Data follows below. Repeat exactly the lines between the line holding "Generate a Python" and the line holding "a_total = 105", inclusive, and nothing more; drop pictures.

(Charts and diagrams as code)
* * *

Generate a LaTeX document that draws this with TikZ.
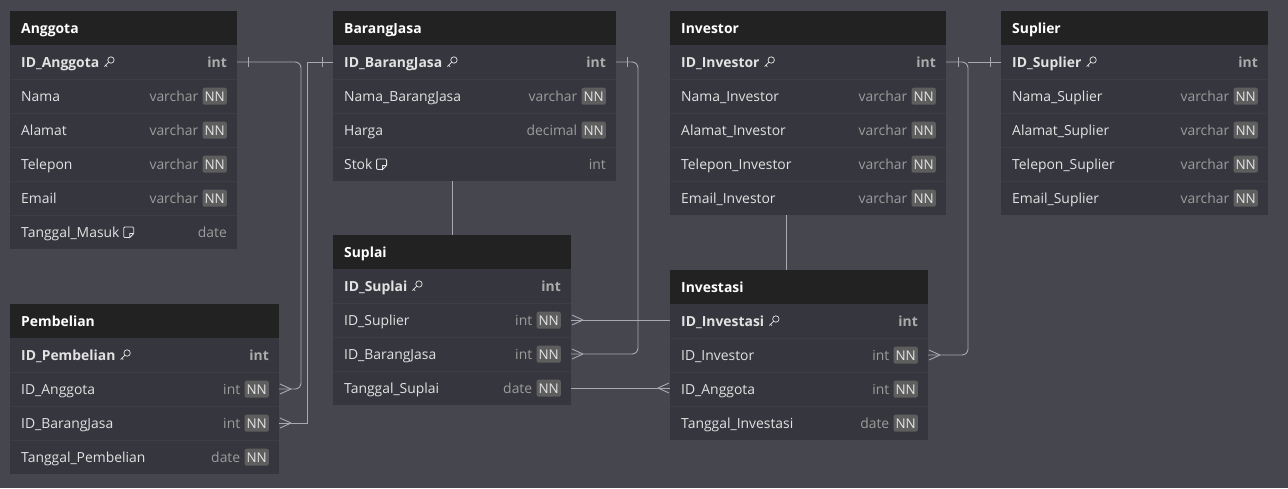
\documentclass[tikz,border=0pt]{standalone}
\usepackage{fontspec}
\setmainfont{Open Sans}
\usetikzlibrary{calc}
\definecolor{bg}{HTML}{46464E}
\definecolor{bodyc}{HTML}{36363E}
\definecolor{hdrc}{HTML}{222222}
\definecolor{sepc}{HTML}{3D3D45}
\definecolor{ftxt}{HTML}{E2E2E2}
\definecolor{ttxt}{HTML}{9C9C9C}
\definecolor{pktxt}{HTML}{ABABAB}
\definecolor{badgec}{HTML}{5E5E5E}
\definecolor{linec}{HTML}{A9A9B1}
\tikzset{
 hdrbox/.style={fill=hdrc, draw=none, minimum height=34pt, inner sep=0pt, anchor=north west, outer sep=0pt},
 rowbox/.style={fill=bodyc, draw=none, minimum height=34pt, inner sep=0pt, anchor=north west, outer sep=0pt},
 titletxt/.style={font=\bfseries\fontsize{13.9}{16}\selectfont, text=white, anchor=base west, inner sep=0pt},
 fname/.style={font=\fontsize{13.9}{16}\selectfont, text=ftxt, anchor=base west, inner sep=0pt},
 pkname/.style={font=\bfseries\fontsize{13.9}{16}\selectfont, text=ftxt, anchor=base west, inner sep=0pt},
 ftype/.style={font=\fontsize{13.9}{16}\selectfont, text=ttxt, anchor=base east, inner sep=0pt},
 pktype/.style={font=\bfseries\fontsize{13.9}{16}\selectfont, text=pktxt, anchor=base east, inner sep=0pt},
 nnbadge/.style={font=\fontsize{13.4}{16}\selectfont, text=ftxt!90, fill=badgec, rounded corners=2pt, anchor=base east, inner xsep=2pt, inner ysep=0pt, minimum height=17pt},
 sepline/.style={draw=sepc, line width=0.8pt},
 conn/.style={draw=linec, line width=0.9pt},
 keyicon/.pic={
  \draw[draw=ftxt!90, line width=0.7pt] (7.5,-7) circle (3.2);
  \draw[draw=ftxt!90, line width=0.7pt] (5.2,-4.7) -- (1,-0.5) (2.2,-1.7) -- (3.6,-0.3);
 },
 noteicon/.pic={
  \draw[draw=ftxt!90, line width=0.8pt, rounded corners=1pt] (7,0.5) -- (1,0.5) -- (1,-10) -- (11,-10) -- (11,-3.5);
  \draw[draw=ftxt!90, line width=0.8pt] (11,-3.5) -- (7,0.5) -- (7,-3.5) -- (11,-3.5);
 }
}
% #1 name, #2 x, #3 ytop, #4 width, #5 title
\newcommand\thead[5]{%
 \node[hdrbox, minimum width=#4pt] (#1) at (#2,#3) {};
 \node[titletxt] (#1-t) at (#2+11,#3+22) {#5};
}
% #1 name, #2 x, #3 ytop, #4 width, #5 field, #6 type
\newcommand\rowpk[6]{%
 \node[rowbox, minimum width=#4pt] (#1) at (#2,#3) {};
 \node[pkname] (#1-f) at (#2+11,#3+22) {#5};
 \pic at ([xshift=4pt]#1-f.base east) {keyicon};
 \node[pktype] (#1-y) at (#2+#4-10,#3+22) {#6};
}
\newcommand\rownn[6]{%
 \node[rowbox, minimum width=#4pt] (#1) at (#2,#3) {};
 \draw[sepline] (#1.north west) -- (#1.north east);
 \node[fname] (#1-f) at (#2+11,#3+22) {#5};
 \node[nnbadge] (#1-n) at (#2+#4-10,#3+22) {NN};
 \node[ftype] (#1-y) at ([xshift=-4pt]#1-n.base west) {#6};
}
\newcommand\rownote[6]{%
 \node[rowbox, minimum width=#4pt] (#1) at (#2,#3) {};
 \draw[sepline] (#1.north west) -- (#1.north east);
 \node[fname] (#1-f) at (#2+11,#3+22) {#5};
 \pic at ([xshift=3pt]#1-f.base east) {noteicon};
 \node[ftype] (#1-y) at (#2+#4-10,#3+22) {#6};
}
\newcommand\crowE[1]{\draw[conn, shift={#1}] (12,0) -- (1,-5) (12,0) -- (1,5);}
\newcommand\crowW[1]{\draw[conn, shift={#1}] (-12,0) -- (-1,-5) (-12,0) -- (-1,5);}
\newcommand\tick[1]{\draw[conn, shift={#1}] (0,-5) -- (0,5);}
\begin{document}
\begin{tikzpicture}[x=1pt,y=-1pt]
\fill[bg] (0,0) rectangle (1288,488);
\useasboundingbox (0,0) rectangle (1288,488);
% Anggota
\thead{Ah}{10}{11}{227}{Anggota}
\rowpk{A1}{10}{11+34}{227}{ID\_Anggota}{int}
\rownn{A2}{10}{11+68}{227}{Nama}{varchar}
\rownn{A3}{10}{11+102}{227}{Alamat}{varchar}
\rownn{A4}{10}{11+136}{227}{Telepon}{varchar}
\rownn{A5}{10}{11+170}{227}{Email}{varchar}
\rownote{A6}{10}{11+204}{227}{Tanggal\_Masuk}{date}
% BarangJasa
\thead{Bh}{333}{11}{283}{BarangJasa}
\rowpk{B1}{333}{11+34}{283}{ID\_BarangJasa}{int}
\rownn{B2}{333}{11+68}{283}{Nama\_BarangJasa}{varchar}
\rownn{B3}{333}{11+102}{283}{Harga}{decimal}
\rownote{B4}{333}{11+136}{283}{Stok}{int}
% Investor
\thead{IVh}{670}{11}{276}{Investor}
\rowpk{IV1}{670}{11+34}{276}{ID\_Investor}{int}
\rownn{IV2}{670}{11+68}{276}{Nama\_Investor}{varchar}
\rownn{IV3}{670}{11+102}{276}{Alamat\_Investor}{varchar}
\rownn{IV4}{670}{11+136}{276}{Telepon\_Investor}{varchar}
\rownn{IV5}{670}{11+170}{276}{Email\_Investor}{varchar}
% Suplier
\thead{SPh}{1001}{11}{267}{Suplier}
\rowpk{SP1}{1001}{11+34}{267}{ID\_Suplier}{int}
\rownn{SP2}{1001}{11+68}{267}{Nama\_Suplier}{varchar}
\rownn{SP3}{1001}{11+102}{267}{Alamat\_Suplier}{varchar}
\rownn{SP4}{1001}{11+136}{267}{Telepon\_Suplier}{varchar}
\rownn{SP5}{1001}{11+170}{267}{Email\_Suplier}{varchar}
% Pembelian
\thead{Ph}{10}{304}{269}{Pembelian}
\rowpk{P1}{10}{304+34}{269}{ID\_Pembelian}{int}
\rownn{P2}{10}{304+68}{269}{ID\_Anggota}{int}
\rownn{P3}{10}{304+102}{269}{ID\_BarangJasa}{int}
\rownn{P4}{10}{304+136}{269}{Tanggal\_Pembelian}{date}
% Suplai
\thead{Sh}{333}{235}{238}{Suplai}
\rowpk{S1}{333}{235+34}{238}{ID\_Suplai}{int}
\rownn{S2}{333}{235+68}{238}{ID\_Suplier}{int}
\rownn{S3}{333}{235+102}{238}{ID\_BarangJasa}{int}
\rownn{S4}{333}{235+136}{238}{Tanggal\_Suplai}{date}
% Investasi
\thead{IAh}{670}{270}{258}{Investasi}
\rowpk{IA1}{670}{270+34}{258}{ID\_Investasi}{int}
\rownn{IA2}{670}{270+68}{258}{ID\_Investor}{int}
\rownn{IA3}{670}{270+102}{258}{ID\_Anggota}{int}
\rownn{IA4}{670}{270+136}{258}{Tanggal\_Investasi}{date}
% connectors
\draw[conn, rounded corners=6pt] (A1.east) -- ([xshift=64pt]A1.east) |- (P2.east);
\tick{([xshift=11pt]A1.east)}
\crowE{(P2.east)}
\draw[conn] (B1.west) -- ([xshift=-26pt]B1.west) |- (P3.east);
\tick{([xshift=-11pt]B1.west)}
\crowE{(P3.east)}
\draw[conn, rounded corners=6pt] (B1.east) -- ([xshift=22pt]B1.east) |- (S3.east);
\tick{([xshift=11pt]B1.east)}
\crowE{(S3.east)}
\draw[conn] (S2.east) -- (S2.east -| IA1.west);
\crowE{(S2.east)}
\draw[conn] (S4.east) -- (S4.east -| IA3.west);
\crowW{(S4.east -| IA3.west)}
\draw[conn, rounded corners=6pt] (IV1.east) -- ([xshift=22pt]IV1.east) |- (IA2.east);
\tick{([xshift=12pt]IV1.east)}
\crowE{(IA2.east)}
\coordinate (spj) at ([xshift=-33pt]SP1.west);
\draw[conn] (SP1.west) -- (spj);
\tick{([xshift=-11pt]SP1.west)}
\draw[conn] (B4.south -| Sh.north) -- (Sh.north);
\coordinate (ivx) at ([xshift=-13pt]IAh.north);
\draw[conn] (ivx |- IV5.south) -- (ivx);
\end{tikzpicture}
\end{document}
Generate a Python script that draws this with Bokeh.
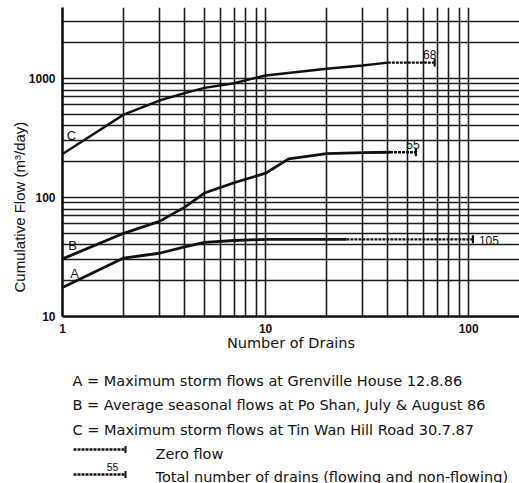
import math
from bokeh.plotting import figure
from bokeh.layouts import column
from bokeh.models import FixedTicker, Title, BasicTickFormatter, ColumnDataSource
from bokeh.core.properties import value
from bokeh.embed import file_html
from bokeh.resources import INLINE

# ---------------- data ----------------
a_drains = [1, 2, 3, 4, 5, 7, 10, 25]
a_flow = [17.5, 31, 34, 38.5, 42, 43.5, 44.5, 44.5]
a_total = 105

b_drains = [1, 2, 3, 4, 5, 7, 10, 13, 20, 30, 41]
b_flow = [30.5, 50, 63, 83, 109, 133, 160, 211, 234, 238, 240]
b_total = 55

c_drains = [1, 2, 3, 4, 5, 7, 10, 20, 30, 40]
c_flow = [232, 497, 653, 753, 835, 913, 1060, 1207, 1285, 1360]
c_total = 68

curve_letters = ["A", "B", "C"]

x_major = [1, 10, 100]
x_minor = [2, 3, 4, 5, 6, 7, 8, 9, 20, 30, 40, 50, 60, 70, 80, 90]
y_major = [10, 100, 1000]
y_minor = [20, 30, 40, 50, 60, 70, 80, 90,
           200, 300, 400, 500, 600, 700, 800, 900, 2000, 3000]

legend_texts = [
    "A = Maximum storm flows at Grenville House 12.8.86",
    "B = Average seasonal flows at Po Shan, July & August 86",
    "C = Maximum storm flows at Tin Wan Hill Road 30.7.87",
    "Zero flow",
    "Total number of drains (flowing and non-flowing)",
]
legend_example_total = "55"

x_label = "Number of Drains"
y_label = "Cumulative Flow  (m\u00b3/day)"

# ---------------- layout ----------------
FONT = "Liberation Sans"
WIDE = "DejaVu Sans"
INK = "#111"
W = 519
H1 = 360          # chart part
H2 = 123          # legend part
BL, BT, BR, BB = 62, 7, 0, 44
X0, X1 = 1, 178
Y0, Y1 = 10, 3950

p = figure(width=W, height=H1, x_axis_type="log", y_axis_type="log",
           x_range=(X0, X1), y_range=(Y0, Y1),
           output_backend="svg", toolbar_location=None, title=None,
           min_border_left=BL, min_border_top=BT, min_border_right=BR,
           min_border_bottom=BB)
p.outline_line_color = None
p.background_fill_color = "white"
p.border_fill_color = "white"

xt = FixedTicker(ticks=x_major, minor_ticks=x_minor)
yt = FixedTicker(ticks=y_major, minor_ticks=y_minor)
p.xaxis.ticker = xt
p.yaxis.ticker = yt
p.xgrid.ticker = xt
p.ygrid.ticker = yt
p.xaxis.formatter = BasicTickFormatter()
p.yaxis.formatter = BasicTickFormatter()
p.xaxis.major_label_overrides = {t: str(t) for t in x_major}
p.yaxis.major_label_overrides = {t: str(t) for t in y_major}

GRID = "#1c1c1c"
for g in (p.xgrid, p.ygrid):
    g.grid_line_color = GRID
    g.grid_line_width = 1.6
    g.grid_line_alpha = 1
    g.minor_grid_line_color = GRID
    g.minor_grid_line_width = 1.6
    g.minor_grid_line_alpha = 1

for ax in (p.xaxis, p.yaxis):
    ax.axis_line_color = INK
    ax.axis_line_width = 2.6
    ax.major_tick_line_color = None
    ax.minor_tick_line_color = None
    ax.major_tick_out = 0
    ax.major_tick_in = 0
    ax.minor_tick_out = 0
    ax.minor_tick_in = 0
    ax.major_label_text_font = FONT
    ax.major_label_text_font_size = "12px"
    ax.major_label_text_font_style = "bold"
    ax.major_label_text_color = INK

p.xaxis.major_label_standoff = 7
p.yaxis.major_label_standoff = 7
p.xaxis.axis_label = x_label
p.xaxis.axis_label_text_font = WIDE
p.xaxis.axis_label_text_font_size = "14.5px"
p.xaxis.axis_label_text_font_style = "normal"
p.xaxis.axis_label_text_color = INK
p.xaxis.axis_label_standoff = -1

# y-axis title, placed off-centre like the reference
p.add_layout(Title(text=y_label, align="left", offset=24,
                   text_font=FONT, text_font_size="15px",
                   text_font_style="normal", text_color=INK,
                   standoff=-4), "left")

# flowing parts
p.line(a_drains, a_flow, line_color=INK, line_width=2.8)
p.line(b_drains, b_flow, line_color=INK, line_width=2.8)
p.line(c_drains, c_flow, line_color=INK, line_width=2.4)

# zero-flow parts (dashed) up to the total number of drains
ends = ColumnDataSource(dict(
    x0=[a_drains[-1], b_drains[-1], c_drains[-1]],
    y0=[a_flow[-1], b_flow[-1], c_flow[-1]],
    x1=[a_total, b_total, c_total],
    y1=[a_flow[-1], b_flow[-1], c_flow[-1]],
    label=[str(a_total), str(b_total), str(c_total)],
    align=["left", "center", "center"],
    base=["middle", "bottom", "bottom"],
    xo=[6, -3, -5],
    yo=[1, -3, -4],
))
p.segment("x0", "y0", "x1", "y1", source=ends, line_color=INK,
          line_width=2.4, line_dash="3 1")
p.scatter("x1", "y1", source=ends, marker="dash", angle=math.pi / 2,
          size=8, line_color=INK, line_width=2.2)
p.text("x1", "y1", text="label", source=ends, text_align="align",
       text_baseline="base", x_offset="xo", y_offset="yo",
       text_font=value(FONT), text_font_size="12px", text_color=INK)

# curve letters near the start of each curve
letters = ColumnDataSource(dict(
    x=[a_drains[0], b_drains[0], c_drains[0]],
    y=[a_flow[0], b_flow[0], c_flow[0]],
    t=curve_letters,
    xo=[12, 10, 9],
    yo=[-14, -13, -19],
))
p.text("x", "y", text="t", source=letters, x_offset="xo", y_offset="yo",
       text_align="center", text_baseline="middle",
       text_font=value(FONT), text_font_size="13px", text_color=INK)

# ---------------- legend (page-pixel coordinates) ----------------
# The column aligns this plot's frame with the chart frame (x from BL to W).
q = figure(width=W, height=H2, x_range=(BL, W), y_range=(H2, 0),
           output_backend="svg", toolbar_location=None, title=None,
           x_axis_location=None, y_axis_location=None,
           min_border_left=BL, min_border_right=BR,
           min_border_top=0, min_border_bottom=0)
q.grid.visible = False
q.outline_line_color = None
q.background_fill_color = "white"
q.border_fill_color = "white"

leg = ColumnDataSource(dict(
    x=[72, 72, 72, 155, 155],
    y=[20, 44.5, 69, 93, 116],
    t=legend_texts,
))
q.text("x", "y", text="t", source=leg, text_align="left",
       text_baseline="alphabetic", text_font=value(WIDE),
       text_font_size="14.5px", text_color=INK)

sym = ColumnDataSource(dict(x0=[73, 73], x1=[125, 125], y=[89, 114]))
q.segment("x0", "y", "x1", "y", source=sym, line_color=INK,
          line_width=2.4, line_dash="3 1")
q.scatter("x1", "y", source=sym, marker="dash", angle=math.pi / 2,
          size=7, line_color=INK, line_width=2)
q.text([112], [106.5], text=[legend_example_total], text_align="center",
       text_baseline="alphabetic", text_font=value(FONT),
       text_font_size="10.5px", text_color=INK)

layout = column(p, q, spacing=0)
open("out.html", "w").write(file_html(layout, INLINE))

* * *

## SOLUTION FOR THIS TASK
Generate a Python script that draws this with Bokeh.
import math
from bokeh.plotting import figure
from bokeh.layouts import column
from bokeh.models import FixedTicker, Title, BasicTickFormatter, ColumnDataSource
from bokeh.core.properties import value
from bokeh.embed import file_html
from bokeh.resources import INLINE

# ---------------- data ----------------
a_drains = [1, 2, 3, 4, 5, 7, 10, 25]
a_flow = [17.5, 31, 34, 38.5, 42, 43.5, 44.5, 44.5]
a_total = 105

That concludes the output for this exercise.